Image: Copyright of Edward Monkton

Tuesday, June 05, 2007

Food = Spots


Here's an update. My low-processed sugar diet has resulted in me bounding around full of energy, but the rebel forehead spots still refuse to shift camp.

I've gradually reduced one food item or the other to try and identify what is it that is causing these spots and I've finally figured out what it is. It's food. Food gives me spots. If I cut out Food from my diet, I should be spot-free. Yes!!

(Mum, I'm joking)


Monday, June 04, 2007

Under My Umbrella Ela Ela


Sorry for my silence on the blogosphere lately. I'm currently out of Greece in the UK, leaving just as the rainy weather in Athens was due to end and landing myself in the middle of gray skies and sad faces.
I held up okay until yesterday when the cemented-over skies plunged me into acute melancholy. At least the weather is better today and I am spending time with my family which I never get to do often enough.

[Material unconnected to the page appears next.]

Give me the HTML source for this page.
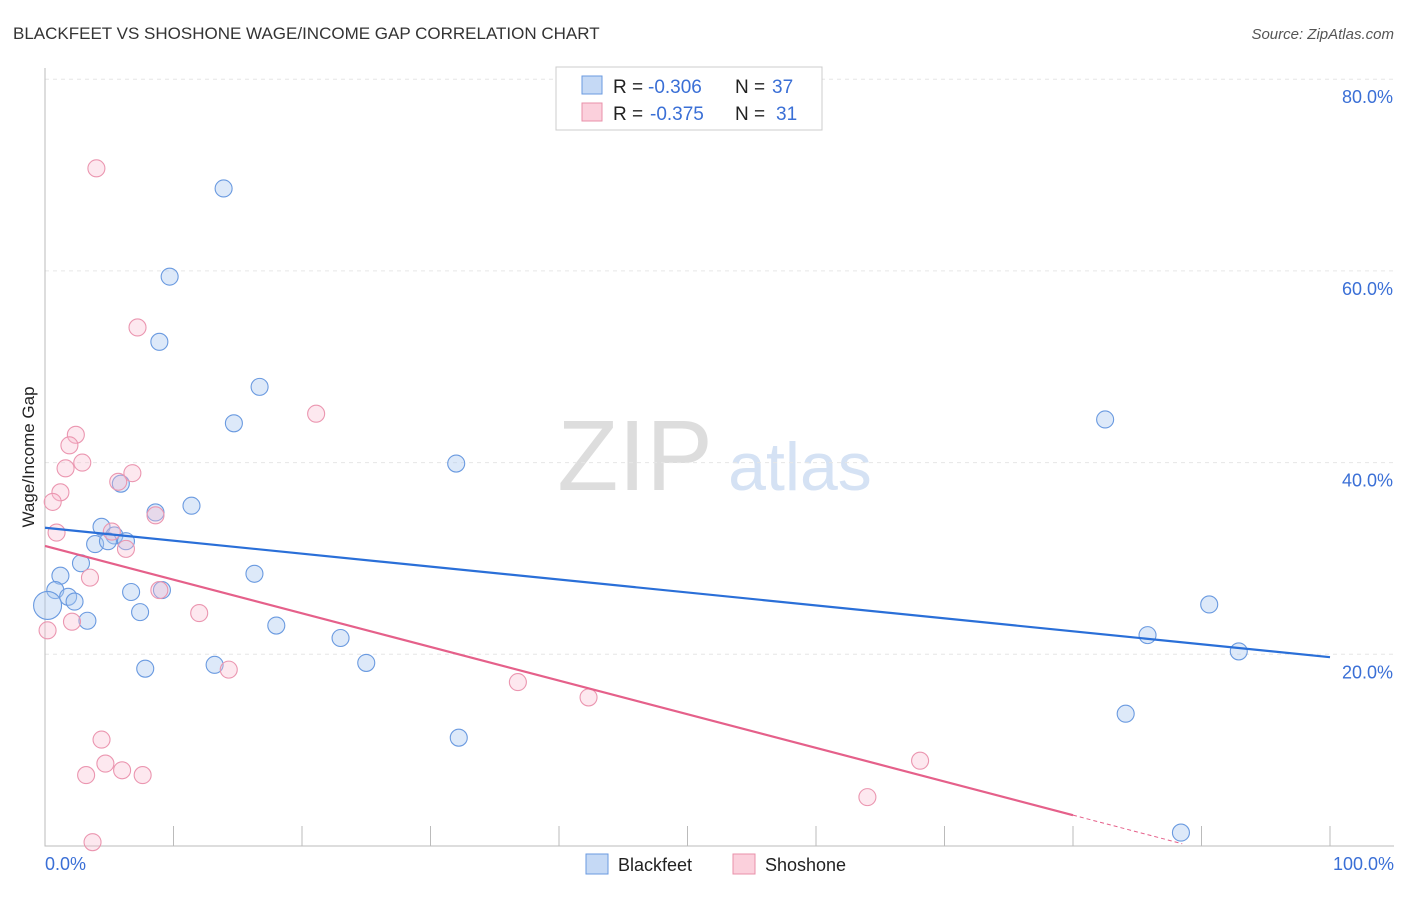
<!DOCTYPE html>
<html><head><meta charset="utf-8"><style>
body{margin:0;background:#fff;font-family:"Liberation Sans",sans-serif}
svg text{font-family:"Liberation Sans",sans-serif}
</style></head><body>
<svg id="c" width="1406" height="892">
<text x="13" y="39" font-size="17" fill="#333">BLACKFEET VS SHOSHONE WAGE/INCOME GAP CORRELATION CHART</text>
<text x="1394" y="39" font-size="15" fill="#555" font-style="italic" text-anchor="end">Source: ZipAtlas.com</text>
<text x="635" y="490" font-size="100" fill="#ddd" text-anchor="middle" font-family="Liberation Serif">ZIP</text>
<text x="800" y="490" font-size="68" fill="#d5e2f4" text-anchor="middle">atlas</text>
<g id="grid"></g><g id="pts"></g><g id="lines"></g>
<text transform="translate(34,457) rotate(-90)" font-size="17" fill="#222" text-anchor="middle">Wage/Income Gap</text>
<text x="45" y="870" font-size="18" fill="#3a6fd6">0.0%</text>
<text x="1394" y="870" font-size="18" fill="#3a6fd6" text-anchor="end">100.0%</text>
<g>
<rect x="556" y="67" width="266" height="63" fill="#fff" stroke="#ccc"/>
<rect x="582" y="76" width="20" height="18" fill="#c5d9f5" stroke="#6a9ae0"/>
<rect x="582" y="103" width="20" height="18" fill="#fbd0dc" stroke="#e890aa"/>
<text x="613" y="93" font-size="19" fill="#222">R =</text>
<text x="648" y="93" font-size="19" fill="#3a6fd6">-0.306</text>
<text x="735" y="93" font-size="19" fill="#222">N =</text>
<text x="772" y="93" font-size="19" fill="#3a6fd6">37</text>
<text x="613" y="120" font-size="19" fill="#222">R =</text>
<text x="650" y="120" font-size="19" fill="#3a6fd6">-0.375</text>
<text x="735" y="120" font-size="19" fill="#222">N =</text>
<text x="776" y="120" font-size="19" fill="#3a6fd6">31</text>
</g>
<g><rect x="586" y="854" width="22" height="20" fill="#c5d9f5" stroke="#6a9ae0"/><text x="618" y="871" font-size="18" fill="#222">Blackfeet</text></g>
<g><rect x="733" y="854" width="22" height="20" fill="#fbd0dc" stroke="#e890aa"/><text x="765" y="871" font-size="18" fill="#222">Shoshone</text></g>
</svg>
<script>
const yTicks=[20,40,60,80];
const xTicks=[0,10,20,30,40,50,60,70,80,90,100];
const blackfeetX=[13.9,9.7,8.9,16.7,14.7,32.0,82.5,5.9,11.4,8.6,4.4,5.4,3.9,4.9,6.3,2.8,1.2,0.8,1.8,2.3,0.2,6.7,9.1,16.3,7.4,3.3,18.0,23.0,7.8,13.2,25.0,32.2,85.8,90.6,92.9,84.1,88.4];
const blackfeetY=[68.6,59.4,52.6,47.9,44.1,39.9,44.5,37.8,35.5,34.8,33.3,32.4,31.5,31.8,31.8,29.5,28.2,26.7,26.0,25.5,25.1,26.5,26.7,28.4,24.4,23.5,23.0,21.7,18.5,18.9,19.1,11.3,22.0,25.2,20.3,13.8,1.4];
const shoshoneX=[4.0,7.2,21.1,2.4,1.9,2.9,1.6,6.8,5.7,1.2,0.6,8.6,5.2,0.9,6.3,3.5,8.9,2.1,12.0,0.2,14.3,36.8,42.3,4.4,4.7,6.0,3.2,7.6,68.1,64.0,3.7];
const shoshoneY=[70.7,54.1,45.1,42.9,41.8,40.0,39.4,38.9,38.0,36.9,35.9,34.5,32.8,32.7,31.0,28.0,26.7,23.4,24.3,22.5,18.4,17.1,15.5,11.1,8.6,7.9,7.4,7.4,8.9,5.1,0.4];
const blueTrend=[33.2,19.7];
const pinkTrend=[31.3,0.351];
const X=v=>45+v*12.85, Y=v=>846-v*9.585;
const NS="http://www.w3.org/2000/svg";
function mk(p,t,a){const e=document.createElementNS(NS,t);for(const k in a)e.setAttribute(k,a[k]);p.appendChild(e);return e;}
const g=document.getElementById('grid');
yTicks.forEach(v=>{
 const l=mk(g,'line',{x1:45,x2:1394,y1:Y(v),y2:Y(v),stroke:'#e6e6e6','stroke-dasharray':'4 4'});
 
 
 const t=mk(g,'text',{x:1393,y:Y(v)+24,'font-size':18,fill:'#3a6fd6','text-anchor':'end'});t.textContent=v.toFixed(1)+'%';
 
 
});
xTicks.forEach(v=>{
 const l=mk(g,'line',{x1:X(v),x2:X(v),y1:826,y2:846,stroke:'#bbb'});
 
 
});
const ax=mk(g,'path',{d:'M45 68 V846 H1394',fill:'none',stroke:'#bbb'});


const pg=document.getElementById('pts');
blackfeetX.forEach((x,i)=>{
 const c=mk(pg,'circle',{cx:X(x),cy:Y(blackfeetY[i]),r:i==20?14:8.5,fill:'rgba(170,200,240,0.4)',stroke:'#6a9ae0','stroke-width':1.1});
 
 
});
shoshoneX.forEach((x,i)=>{
 const c=mk(pg,'circle',{cx:X(x),cy:Y(shoshoneY[i]),r:8.5,fill:'rgba(248,190,208,0.35)',stroke:'#eb96b0','stroke-width':1.1});
 
 
});
const lg=document.getElementById('lines');
const bl=mk(lg,'line',{x1:X(0),y1:Y(blueTrend[0]),x2:X(100),y2:Y(blueTrend[1]),stroke:'#2a6fd8','stroke-width':2.2});


const pf=x=>pinkTrend[0]-pinkTrend[1]*x;
const pl=mk(lg,'line',{x1:X(0),y1:Y(pf(0)),x2:X(80),y2:Y(pf(80)),stroke:'#e5608a','stroke-width':2.2});


const pd=mk(lg,'line',{x1:X(80),y1:Y(pf(80)),x2:X(88.5),y2:Y(pf(88.5)),stroke:'#e5608a','stroke-width':1,'stroke-dasharray':'4 3'});


</script>
</body></html>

In the last month I finally feel like I passed the biggest hurdles in living in Greece. So that took me pretty much one year to get past the tears, tantrums, doubts and hysterics. Athens now feels like home, and I feel I have come back to something closer to what I grew up with.
A lot of times when something about Athens was getting on my nerves I'd say "I don't understand, Greece is in the EU, why is XYZ like this?" until a friend said: "Bollybutton, you have to remember that Greece may be in the EU but it isn't really European. It's more towards the East in location and mentality"

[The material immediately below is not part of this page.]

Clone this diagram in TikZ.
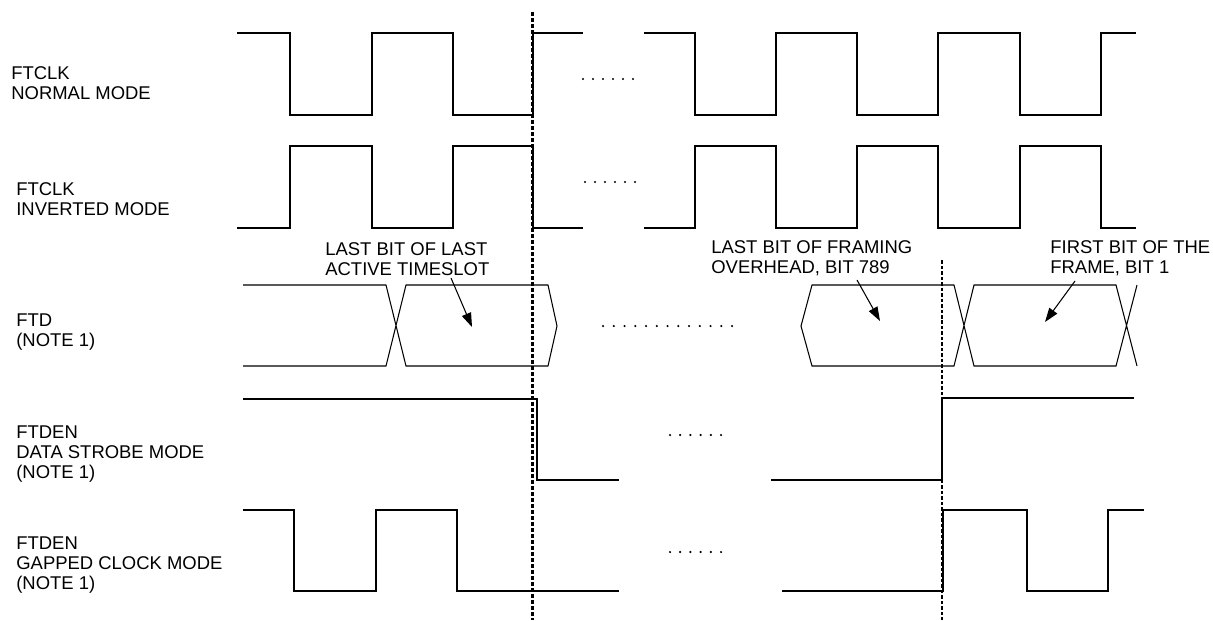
\documentclass[tikz,border=0pt]{standalone}
\usepackage{fontspec}
\setmainfont{Liberation Sans}
\usetikzlibrary{arrows.meta}

\begin{document}
\begin{tikzpicture}
        [%%%%%%%%%%%%%%%%%%%%%%%%%%%%%%
        x=0.02cm, y=-0.02cm,
        wave/.style={line width=0.6pt},
        lbl/.style={anchor=west, align=left, inner sep=0pt, font=\fontsize{10.5}{11.6}\selectfont},
        ptr/.style={line width=0.6pt, -{Triangle[length=8pt,width=5.5pt]}},
        mark line/.style={line width=1.7pt, dash pattern=on 0.08cm off 0.04cm},
        thin mark/.style={line width=0.7pt, dash pattern=on 0.07cm off 0.04cm},
        ]%%%%%%%%%%%%%%%%%%%%%%%%%%%%%%

        \useasboundingbox (0,0) rectangle (1213,620);

        \node[lbl] (clkn) at (11,83) {FTCLK\\NORMAL MODE};
        \node[lbl] (clki) at (16,199) {FTCLK\\INVERTED MODE};
        \node[lbl] (ftd) at (16,332) {FTD\\(NOTE 1)};
        \node[lbl] (dens) at (16,454) {FTDEN\\DATA STROBE MODE\\(NOTE 1)};
        \node[lbl] (deng) at (16,565) {FTDEN\\GAPPED CLOCK MODE\\(NOTE 1)};

        \node[lbl] (lastbit) at (325,259) {LAST BIT OF LAST\\ACTIVE TIMESLOT};
        \node[lbl] (ovh) at (711,258) {LAST BIT OF FRAMING\\OVERHEAD, BIT 789};
        \node[lbl] (first) at (1050,258) {FIRST BIT OF THE\\FRAME, BIT 1};

        % clocks
        \draw[wave] (237,33) -- (290,33) -- (290,115) -- (372,115) -- (372,33) -- (453,33)
          -- (453,115) -- (533,115) -- (533,33) -- (583,33);
        \draw[wave] (644,33) -- (695,33) -- (695,115) -- (776,115) -- (776,33) -- (857,33)
          -- (857,115) -- (938,115) -- (938,33) -- (1020,33) -- (1020,115) -- (1101,115)
          -- (1101,33) -- (1136,33);
        \draw[wave] (237,228) -- (290,228) -- (290,146) -- (372,146) -- (372,228) -- (453,228)
          -- (453,146) -- (533,146) -- (533,228) -- (583,228);
        \draw[wave] (644,228) -- (695,228) -- (695,146) -- (776,146) -- (776,228) -- (857,228)
          -- (857,146) -- (938,146) -- (938,228) -- (1020,228) -- (1020,146) -- (1101,146)
          -- (1101,228) -- (1136,228);

        % data
        \draw[wave] (243,285) -- (386,285) -- (406,366) -- (548,366) -- (557,326) -- (548,285)
          -- (406,285) -- (386,366) -- (243,366);
        \draw[wave] (1137,366) -- (1116,285) -- (974,285) -- (954,366) -- (812,366) -- (801,326)
          -- (812,285) -- (954,285) -- (974,366) -- (1116,366) -- (1137,285);

        % enables
        \draw[wave] (243,399) -- (537,399) -- (537,480) -- (619,480);
        \draw[wave] (771,480) -- (942,480) -- (942,398) -- (1134,398);
        \draw[wave] (243,510) -- (294,510) -- (294,591) -- (376,591) -- (376,510) -- (457,510)
          -- (457,591) -- (619,591);
        \draw[wave] (782,591) -- (943,591) -- (943,510) -- (1027,510) -- (1027,591) -- (1108,591)
          -- (1108,510) -- (1144,510);

        \foreach \i in {0,...,5}{
          \fill (583+\i*10,79) circle (0.7pt);
          \fill (585+\i*10,182) circle (0.7pt);
          \fill (670+\i*10.2,435) circle (0.7pt);
          \fill (670+\i*10.2,552) circle (0.7pt);
        }
        \foreach \i in {0,...,12}
          \fill (603+\i*10.75,326) circle (0.7pt);

        \coordinate (a1s) at (451,278);
        \coordinate (a1e) at (472,327);
        \coordinate (a2s) at (857,280);
        \coordinate (a2e) at (880,321);
        \coordinate (a3s) at (1075,281);
        \coordinate (a3e) at (1045,322);
        \draw[ptr] (a1s) -- (a1e);
        \draw[ptr] (a2s) -- (a2e);
        \draw[ptr] (a3s) -- (a3e);

        \coordinate (m1t) at (532,12);
        \coordinate (m1b) at (532,620);
        \coordinate (m2t) at (942,260);
        \coordinate (m2b) at (942,620);
        \draw[mark line] (m1t) -- (m1b);
        \draw[thin mark] (m2t) -- (m2b);
      \end{tikzpicture}
\end{document}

I hope for my own sake that I really am past the hardest bits now. Settling in a new country takes a lot of energy which I'd rather spend writing my future best-selling novel.
This trip to the UK completely snuck up on me, and so on the night before I left Mr Zeus and me could be found in a local taverna moaning about my ogre-sized carbon footprint and how we didn't manage to buy a galaktoboureko for my family to try.